Caro papà, oggi è un mese che sei morto. Continuano a venirmi in mente tanti episodi, ricordi, la forma della tua assenza si ricompone a poco a poco di frammenti. Parole, frame di giornate.
Ricordo quella volta che mi insegnasti ad andare in bici senza rotelle. Eravamo al mare, al Lido di Giannella, sull'Argentario, lungo la stradina che tagliava in due la pineta dentro al resort. Ricordo l'odore della resina e gli aghi di pino sotto alle suole, la luce che taglia gli alberi in quella particolare ora del tardo pomeriggio. Sarà per questo che ancora amo tanto le pinete, quelle sul mare, e poi il crepuscolo, il momento della giornata che preferisco. Lo associo a quelle giornate d'estate, quando tutto era una scoperta e una meraviglia e i dolori e le delusioni si dimenticavano in fretta.
Ricordo la consistenza e il colore del sellino di cuoio, e poi della bici, rossa, il mio colore preferito, quale altro, sennò? Tutto rosso mi regalavate, bici, vestiti, cartella per la scuola, o al massimo blu, che comunque col rosso ci stava sempre bene.

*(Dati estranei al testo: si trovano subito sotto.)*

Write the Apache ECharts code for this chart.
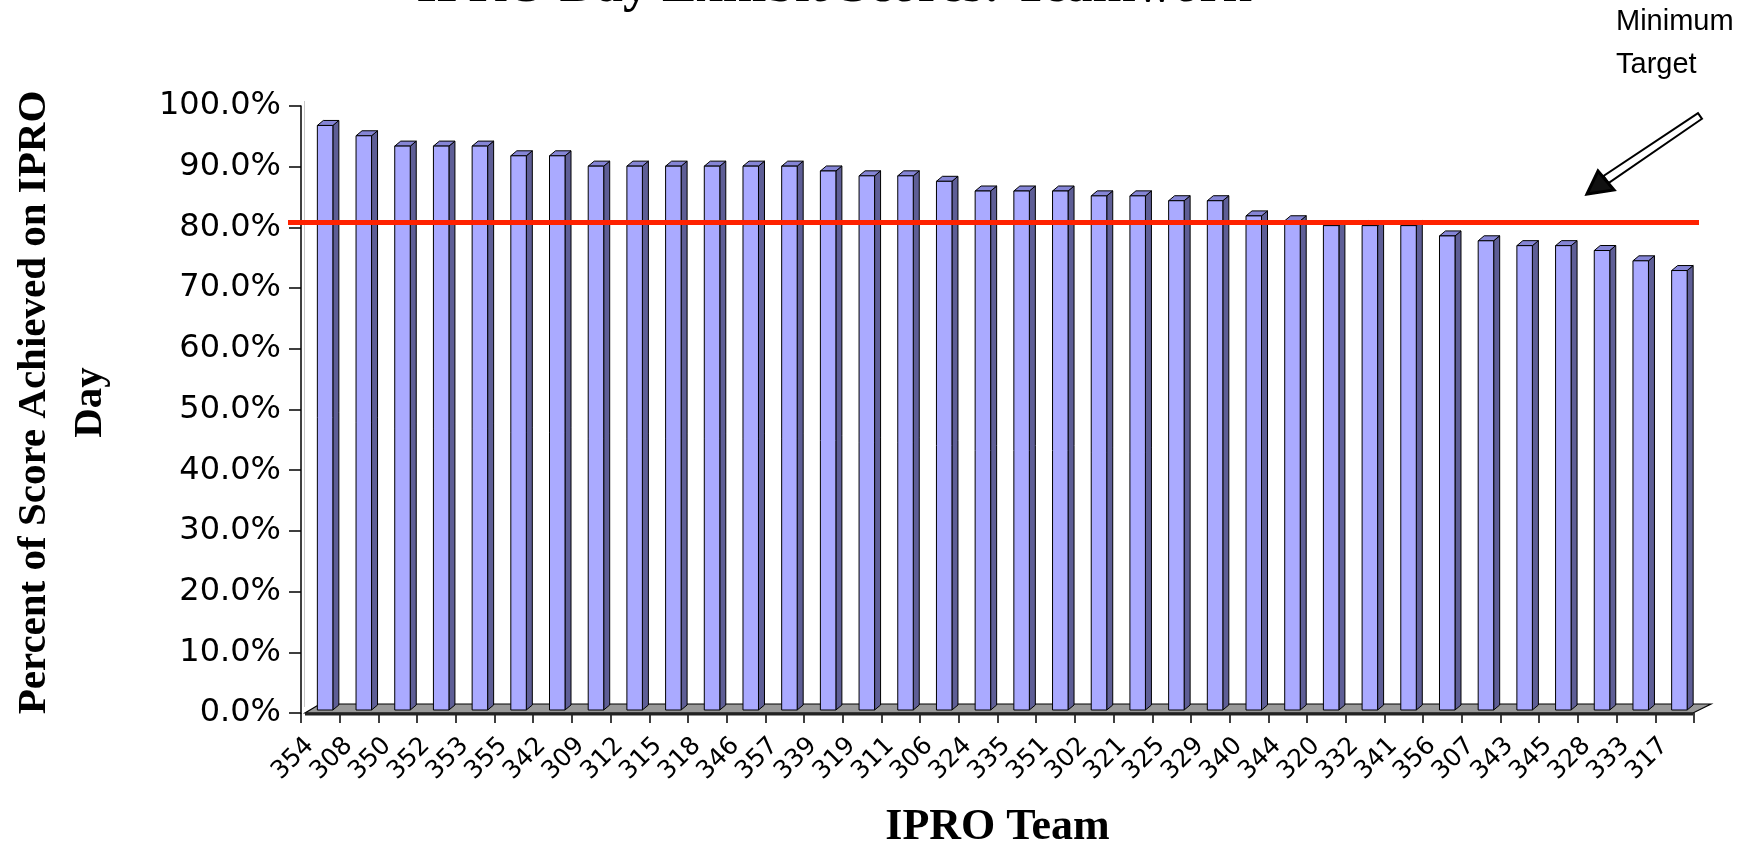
<!DOCTYPE html>
<html>
<head>
<meta charset="utf-8">
<script src="https://cdn.jsdelivr.net/npm/echarts@6/dist/echarts.min.js"></script>
<style>
html,body{margin:0;padding:0;background:#fff;}
#chart{width:1762px;height:845px;}
</style>
</head>
<body>
<div id="chart"></div>
<script>
// ---- data ----
const teams = ['354','308','350','352','353','355','342','309','312','315','318','346','357','339','319','311','306','324','335','351','302','321','325','329','340','344','320','332','341','356','307','343','345','328','333','317'];
const scores = [96.3,94.6,92.9,92.9,92.9,91.3,91.3,89.6,89.6,89.6,89.6,89.6,89.6,88.8,88.0,88.0,87.1,85.5,85.5,85.5,84.7,84.7,83.9,83.9,81.4,80.6,79.8,79.8,79.8,78.1,77.3,76.5,76.5,75.7,74.0,72.4];
const targetScore = [80];
const yMin = 0, yMax = 100, yStep = 10;
const chartTitle = 'IPRO Day Exhibit Scores: Teamwork';
const yTitle = 'Percent of Score Achieved on IPRO\nDay';
const xTitle = 'IPRO Team';
const noteText = 'Minimum\nTarget';

// ---- layout / style ----
const G = {left: 301, right: 68, top: 106, bottom: 132};
const W = 1762, H = 845;
const GL = G.left, GR = W - G.right, GB = H - G.bottom;
const FRONT = '#AAAAFF', SIDE = '#5E5E96', TOPC = '#8585D6';
const LIFT = -3;           // bar base sits slightly behind the front floor edge
const DX = 6, DY = -5;     // 3D depth of bars

const chart = echarts.init(document.getElementById('chart'), null, {renderer: 'canvas'});

const barData = scores.map((v, i) => [i, v]);

function renderBar(params, api) {
  const top = api.coord([api.value(0), api.value(1)]);
  const base = api.coord([api.value(0), 0]);
  const cx = top[0];
  const yT = top[1] + LIFT, yB = base[1] + LIFT;
  const fl = cx - 3, fr = cx + 12.5;
  return {
    type: 'group',
    children: [
      {type: 'polygon', shape: {points: [[fr, yB], [fr + DX, yB + DY], [fr + DX, yT + DY], [fr, yT]]},
        style: {fill: SIDE, stroke: '#000', lineWidth: 1}},
      {type: 'polygon', shape: {points: [[fl, yT], [fr, yT], [fr + DX, yT + DY], [fl + DX, yT + DY]]},
        style: {fill: TOPC, stroke: '#000', lineWidth: 1}},
      {type: 'rect', shape: {x: fl, y: yT, width: fr - fl, height: yB - yT},
        style: {fill: FRONT, stroke: '#000', lineWidth: 1}}
    ]
  };
}

function renderTarget(params, api) {
  const p = api.coord([0, api.value(1)]);
  const y = p[1] - 5;
  return {
    type: 'line',
    shape: {x1: GL - 13, y1: y, x2: GR + 5, y2: y},
    style: {stroke: '#FF2200', lineWidth: 5}
  };
}

// arrow geometry (annotation)
const tip = [1587, 194], hc1 = [1598, 171], hc2 = [1614, 190];
const tail = [1700, 116];

const option = {
  backgroundColor: '#ffffff',
  animation: false,
  grid: {left: G.left, right: G.right, top: G.top, bottom: G.bottom, containLabel: false, outerBoundsMode: 'none'},
  xAxis: [
    {type: 'category', data: teams, boundaryGap: true, show: false, gridIndex: 0},
    {
      type: 'category', gridIndex: 0, position: 'bottom', offset: 0,
      data: teams.concat(['']), boundaryGap: false,
      axisLine: {show: false},
      axisTick: {show: true, interval: 0, length: 10, lineStyle: {color: '#000', width: 1.5}},
      axisLabel: {interval: 0, rotate: 45, margin: 20, verticalAlign: 'top', color: '#000', fontSize: 25, fontFamily: 'DejaVu Sans'},
      splitLine: {show: false},
      name: xTitle, nameLocation: 'middle', nameGap: 93,
      nameTextStyle: {fontFamily: 'Liberation Serif', fontWeight: 'bold', fontSize: 44, color: '#000'}
    }
  ],
  yAxis: {
    type: 'value', min: yMin, max: yMax, interval: yStep,
    axisLine: {show: true, lineStyle: {color: '#000', width: 1.5}},
    axisTick: {show: true, length: 12, lineStyle: {color: '#000', width: 1.5}},
    axisLabel: {margin: 20, color: '#000', fontSize: 32, fontFamily: 'DejaVu Sans',
      formatter: v => v.toFixed(1) + '%'},
    splitLine: {show: false},
    name: yTitle, nameLocation: 'middle', nameGap: 183, nameRotate: 90,
    nameTextStyle: {fontFamily: 'Liberation Serif', fontWeight: 'bold', fontSize: 41, lineHeight: 56, color: '#000', align: 'center',
      padding: [0, 0, 0, 14]}
  },
  series: [
    {type: 'custom', xAxisIndex: 0, yAxisIndex: 0, data: barData, renderItem: renderBar,
      encode: {x: 0, y: 1}, z: 3, clip: false},
    {type: 'custom', xAxisIndex: 0, yAxisIndex: 0, data: targetScore.map(v => [0, v]), renderItem: renderTarget,
      encode: {x: 0, y: 1}, z: 6, clip: false}
  ],
  graphic: [
    // floor
    {type: 'polygon', z: 1, shape: {points: [[GL + 4, GB], [GR - 1, GB], [GR + 17, GB - 9], [GL + 19, GB - 9]]},
      style: {fill: '#999999', stroke: '#000', lineWidth: 1.2}},
    {type: 'line', z: 1, shape: {x1: GL + 4, y1: GB + 1, x2: GR - 1, y2: GB + 1}, style: {stroke: '#222', lineWidth: 3}},
    // back wall edge
    {type: 'line', z: 0, shape: {x1: GL + 3.5, y1: G.top - 5, x2: GL + 3.5, y2: GB - 6}, style: {stroke: '#c8c8c8', lineWidth: 1}},
    // chart title (clipped at top)
    {type: 'text', z: 10, style: {text: chartTitle, x: 834, y: -12, align: 'center', verticalAlign: 'middle',
      font: 'bold 52px "Liberation Serif"', fill: '#000'}},
    // annotation
    {type: 'text', z: 10, style: {text: noteText, x: 1616, y: 0, verticalAlign: 'top', lineHeight: 43,
      font: '29px "Liberation Sans"', fill: '#000'}},
    {type: 'polygon', z: 10, shape: {points: [
        [tail[0] + 2, tail[1] + 2.8], [1608.5, 183], [1603.5, 176], [tail[0] - 2, tail[1] - 2.8]]},
      style: {fill: '#fff', stroke: '#000', lineWidth: 2}},
    {type: 'polygon', z: 11, shape: {points: [tip, hc1, hc2]},
      style: {fill: '#111', stroke: '#000', lineWidth: 3, lineJoin: 'miter'}}
  ]
};

chart.setOption(option);
</script>
</body>
</html>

Ricordo l'apprensione di mamma - Lucio, attento che la figlia non cada, che non si faccia male, mi raccomando. Quell'apprensione e ansia che, devo dirvelo, un po' mi è rimasta. Paura di fare le cose, ma poi le faccio, e quindi anche coraggio perché il coraggio non ci sarebbe se non ci fosse anche un po' la paura. A volte sono troppo frenata, lo so, dovrei buttarmi di più, come quella volta che mi tuffai nell'acqua dove non si toccava, ma quella è un'altra storia e lì tu non c'eri e nemmeno mamma.
Quella volta con la bici, però, c'eravate tutti e due, a fare il tifo per me. - Vai, sali su, forza, mi dicesti, inizia a pedalare, che ti tengo io. Mi sistemai sul sellino, sicura della tua presa dietro di me, e lentamente iniziai a muovere i piedi sui pedali. Sentivo il brecciolino scricchiolare sotto le ruote, provai i freni, rimisi un attimo giù i piedi, come a saggiare la possibilità di potermi fermare e scendere, e poi ripresi a pedalare, sempre con te che mi reggevi. Piano piano presi un po' di velocità e sicurezza, sempre di più, fino a che a un tratto mi lanciasti e mi dicesti - Vai, ora vai, non ti fermare, continua a pedalare. E io andai e andai, e a malapena ebbi il tempo di rendermi conto che le tue mani si erano sganciate dal sellino e stavo pedalando da sola. Sulla bici senza le rotelle. Come quelle dei bambini più grandi. Da sola. Pedalavo, pedalavo e a un tratto volavo perché ero così felice e tu, voi, così fieri di me che la felicità si raddoppiava.
E ora continuo a sentire quella voce, la tua voce, che mi dice - Vai, vai, non ti fermare, continua a pedalare. E anche se mi volto e tu non ci sei, e manca il sostegno della tua mano, l'incoraggiamento e lo sguardo fiero nei vostri occhi, io continuo a pedalare. Senza rotelle. Come i grandi.